Thanks for the responses,
01-05-2011, 10:13 AM
I've only limited experience working around engines - sail auxillaries all under 30 hp, one summer as captain of a vintage motor yacht with a couple of big old diesels but we had a real engineer for that, and my time on tugs where again the engineer kept us going so long as I paid sufficient homage and recognized the natural tension between the deck and engineering departments.
But if you peruse the catalogs, 1-1/2" suction hose is about the largest common size. I have to go through real work to get 2" for my big Edson. And the amount of water needed for cooling a small diesel really does not take that big a hose. So either it's a bigger engine than I'm used to or the builder wanted a big pipe from cock to strainer, perhaps as a prophylactic against suffering from sucked in garbage bags or something.
Edited to add: As I push my memory back thirty years to that classic motor yacht - the seacocks to the intake strainers may well have been 2", but the strainers were right on top of the cocks so there was no hose run there. I seem to remember that the hose out of the strainer was more like an inch. I presume there is some reason, like no space or access, that CJ's boat has this hose length. And I'd be interested to know what the hose is from the strainer to the pump.
01-05-2011, 12:26 PM
exhaust hose" and claim it won't collapse.
Pull some off the roll and replicate the bend it needs to make in the boat. Look at the bend for collapse.
01-05-2011, 12:34 PM
It seems wrong that you have to cut the hose or dismantle the whole mess to remove an impeller.
...the natural tension between the deck and engineering departments.
And I'd be interested to know what the hose is from the strainer to the pump.
In my case, the engine is a 370 hp Yanmar. From the seacock to the engine mounted pump inlet, it's all 2". Including in & out of the strainer and a hydraulic shell & tube heat exchanger. It makes a pretty severe bend where it enters the pump and must have been fun to install that section.
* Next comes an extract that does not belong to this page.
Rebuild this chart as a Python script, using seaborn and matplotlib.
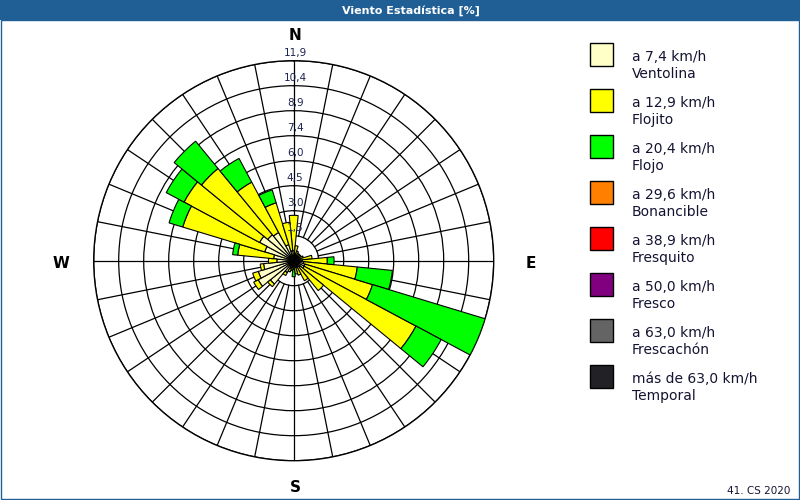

I agree with Mr. Williamson that this shouldn't be run right in front of the pump, thus making it impossible to get at the impeller without removing the hose and I may try to reroute it there. However, Yanmar doesn't make it easy to get to that impeller even if the engine were hauled out of the boat, so I tolerate the hose issue. The section I removed was a 3 foot piece between the seacock and strainer and since they're both hard mounted and the hose was a straight shot (and cold and stiff) I couldn't pull it off in either direction - the sawzall made the job much easier.
As for the natural tension between deck & engine - been there, I understand...
01-06-2011, 01:26 AM
SP, Lest you are not convinced, forget Home Depot hose, this needs to be wired marine engine water hose, but does not have to be exhaust hose, there is a hose that has the barest hint of a corregated type shape that can make these runs and bends better. And it also may be it is time to improve the plumbing, perhaps an elbow or 45 in the run will make servicing easier...Cheers, BT
The fastest and sometimes the only way to remove an old hose is to cut it off.
Fresh hose is more flexible than old and easier to fit, even if it' s reinforced. Pre-forming with heat can help, as mentioned above. An electric heat gun is a big help for softening hoses. I don't bother with boiling water anymore.
Sounds funny, but water-based personal lube products from the drug store can also help overcome a tight fit over a hose bib. Working in a boat often means working in cramped spaces where there is little room to get leverage from your arms and hands. I use whatever helps.